23 Jun - 18 Jul 2024
Há coisas que se manifestam de forma tão gritante que já não damos por elas, passando despercebidas até se tornarem insustentáveis. Como no filme "Céu em Chamas" de Christian Petzold, onde o realizador fala magistralmente de coisas sem as mencionar, ou em "Evil doesn’t Exist" de Ryûsuke Hamaguchi, onde este grande realizador conta a história a partir de um detalhe, de um gesto pequeno, mas expressivo, tão carregado de profundidade que inquieta (um gesto que subsume a turistificação, a apropriação cultural, o sentimento de superioridade do urbano frente ao rural, uma relação extrativista com a natureza).

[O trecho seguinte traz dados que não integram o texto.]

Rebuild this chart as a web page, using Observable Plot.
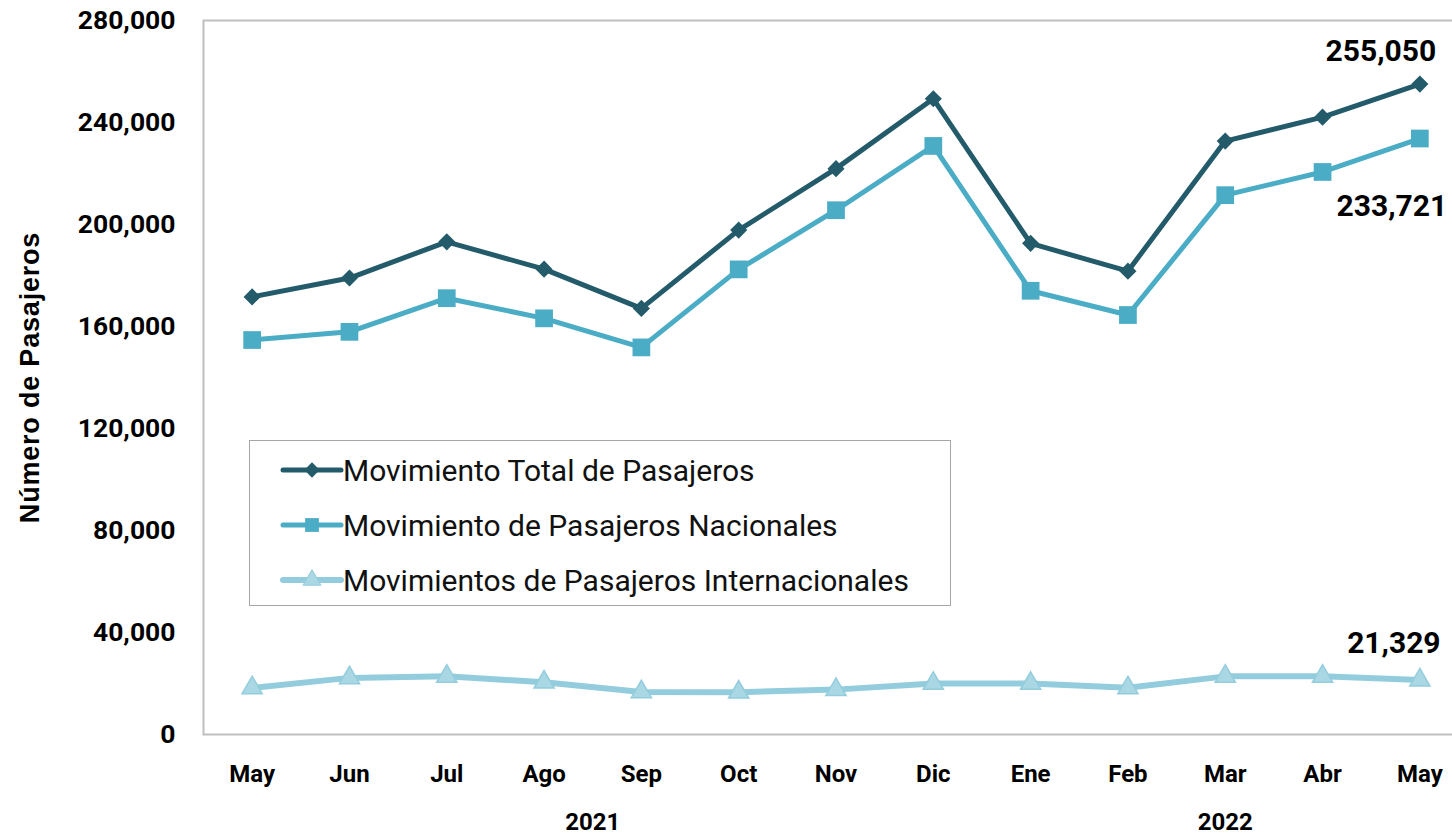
<!DOCTYPE html>
<html>
<head>
<meta charset="utf-8">
<script src="https://cdn.jsdelivr.net/npm/d3@7"></script>
<script src="https://cdn.jsdelivr.net/npm/@observablehq/plot@0.6"></script>
<style>
  html, body { margin: 0; padding: 0; background: #fff; }
  #wrap { position: relative; width: 1452px; height: 838px; overflow: hidden; }
  #legend { position: absolute; left: 249px; top: 440px; width: 702px; height: 166px;
            border: 1.5px solid #a6a6a6; background: #fff; box-sizing: border-box; }
  #legend svg { display: block; }
</style>
</head>
<body>
<div id="wrap"><div id="legend"></div></div>
<script>
// ---- data ----
const months = ["May","Jun","Jul","Ago","Sep","Oct","Nov","Dic","Ene","Feb","Mar","Abr","May"];
const years  = ["2021","2021","2021","2021","2021","2021","2021","2021","2022","2022","2022","2022","2022"];
const total           = [171600,179000,193200,182500,167100,197800,221900,249300,192600,181700,232700,242100,255050];
const nacionales      = [154700,157900,171100,163200,151800,182400,205600,230800,174000,164500,211500,220600,233721];
const internacionales = [18300,22200,22800,20500,16700,16600,17600,20000,20000,18300,22800,22800,21329];
const seriesNames = ["Movimiento Total de Pasajeros","Movimiento de Pasajeros Nacionales","Movimientos de Pasajeros Internacionales"];
const yTicks = [0,40000,80000,120000,160000,200000,240000,280000];
const yTitle = "Número de Pasajeros";

const colors = {total: "#235B6B", nac: "#4BACC6", intl: "#93CDDD"};

const rows = months.map((m, i) => ({i, month: m, year: years[i], total: total[i], nac: nacionales[i], intl: internacionales[i]}));
const yearGroups = d3.groups(rows, d => d.year).map(([year, rs]) => ({year, pos: d3.mean(rs, r => r.i)}));
const last = rows[rows.length - 1];
const fmt = d3.format(",");

const chart = Plot.plot({
  width: 1452,
  height: 838,
  marginLeft: 203,
  marginRight: -16,
  marginTop: 20,
  marginBottom: 104,
  style: {fontFamily: "Roboto, 'Liberation Sans', sans-serif", fontWeight: "bold", color: "#000", background: "transparent"},
  x: {type: "linear", domain: [-0.5, months.length - 0.5]},
  y: {domain: [0, 280000]},
  marks: [
    Plot.frame({stroke: "#bfbfbf", strokeWidth: 2}),
    Plot.axisY({ticks: yTicks, tickFormat: fmt, tickSize: 0, tickPadding: 28, fontSize: 26.5, label: null}),
    Plot.text([yTitle], {text: d => d, frameAnchor: "left", textAnchor: "middle", rotate: -90, dx: -173,
                         fontSize: 27, fontWeight: "bold", fontFamily: "'Liberation Sans', Arial, sans-serif"}),
    Plot.axisX({ticks: d3.range(months.length), tickFormat: i => months[i], tickSize: 0, tickPadding: 30, fontSize: 24, label: null}),
    Plot.text(yearGroups, {x: "pos", text: "year", frameAnchor: "bottom", dy: 95, fontSize: 24, fontWeight: "bold"}),
    // International
    Plot.line(rows, {x: "i", y: "intl", stroke: colors.intl, strokeWidth: 6}),
    Plot.dot(rows, {x: "i", y: "intl", symbol: "triangle", r: 7.5, fill: "#A9D7E3", stroke: colors.intl, strokeWidth: 1.5}),
    // National
    Plot.line(rows, {x: "i", y: "nac", stroke: colors.nac, strokeWidth: 5}),
    Plot.dot(rows, {x: "i", y: "nac", symbol: "square", r: 10, fill: colors.nac, stroke: "none"}),
    // Total
    Plot.line(rows, {x: "i", y: "total", stroke: colors.total, strokeWidth: 5}),
    Plot.dot(rows, {x: "i", y: "total", symbol: "diamond2", r: 7.7, fill: colors.total, stroke: "none"}),
    // end labels
    Plot.text([last], {x: "i", y: "total", text: d => fmt(d.total), dx: -39, dy: -33, fontSize: 30, fontWeight: "bold"}),
    Plot.text([last], {x: "i", y: "nac", text: d => fmt(d.nac), dx: -28, dy: 68, fontSize: 30, fontWeight: "bold"}),
    Plot.text([last], {x: "i", y: "intl", text: d => fmt(d.intl), dx: -26, dy: -37, fontSize: 30, fontWeight: "bold"})
  ]
});
document.getElementById("wrap").prepend(chart);
chart.querySelectorAll("text").forEach(t => { if (t.textContent === yTitle) t.setAttribute("letter-spacing", "0.8"); });

// ---- legend (inside plot area, as in the reference) ----
const lg = d3.select("#legend").append("svg").attr("width", 699).attr("height", 163);
const entries = [
  {name: seriesNames[0], color: colors.total, sym: d3.symbolDiamond2, size: 150, fill: colors.total, sw: 5},
  {name: seriesNames[1], color: colors.nac, sym: d3.symbolSquare, size: 190, fill: colors.nac, sw: 5},
  {name: seriesNames[2], color: colors.intl, sym: d3.symbolTriangle, size: 140, fill: "#A9D7E3", sw: 6}
];
entries.forEach((e, k) => {
  const g = lg.append("g").attr("transform", `translate(0,${29 + k * 55})`);
  g.append("line").attr("x1", 33).attr("x2", 91).attr("stroke", e.color).attr("stroke-width", e.sw).attr("stroke-linecap", "round");
  g.append("path").attr("d", d3.symbol(e.sym, e.size)()).attr("transform", "translate(62,0)").attr("fill", e.fill)
    .attr("stroke", e.sym === d3.symbolTriangle ? e.color : "none");
  g.append("text").attr("x", 93).attr("y", 0).attr("dy", "0.35em").attr("font-family", "Roboto, sans-serif")
    .attr("font-size", 30).attr("fill", "#111").text(e.name);
});
</script>
</body>
</html>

Em contraste com esse não ver e não sentir, em "A Flor do Buriti" de João Salaviza e Renée Nader Messora, em "20.00 Espécies de Abelhas" de Estibaliz Urresola Solaguren e em "A Irmandade da Sauna" de Anna Hints, há uma relação diferente e mais harmoniosa com o vivo, onde se destacam práticas e saberes ancestrais. "O Rapaz e a Garça" é a bisagra entre a denúncia e uma postura mais propositiva, um filme que é uma carta (futuramente póstuma, para quando ele morrer) do grande maestro japonês de animação Hayao Miyazaki para o seu neto, uma carta de amor que transmite as suas fundadas inquietações sobre as guerras e sobre o modo como estamos a habitar o mundo, ou melhor dito, os mundos.
* O título deste texto é retirado de uma passagem do livro "Futuro Ancestral", de Ailton Krenak.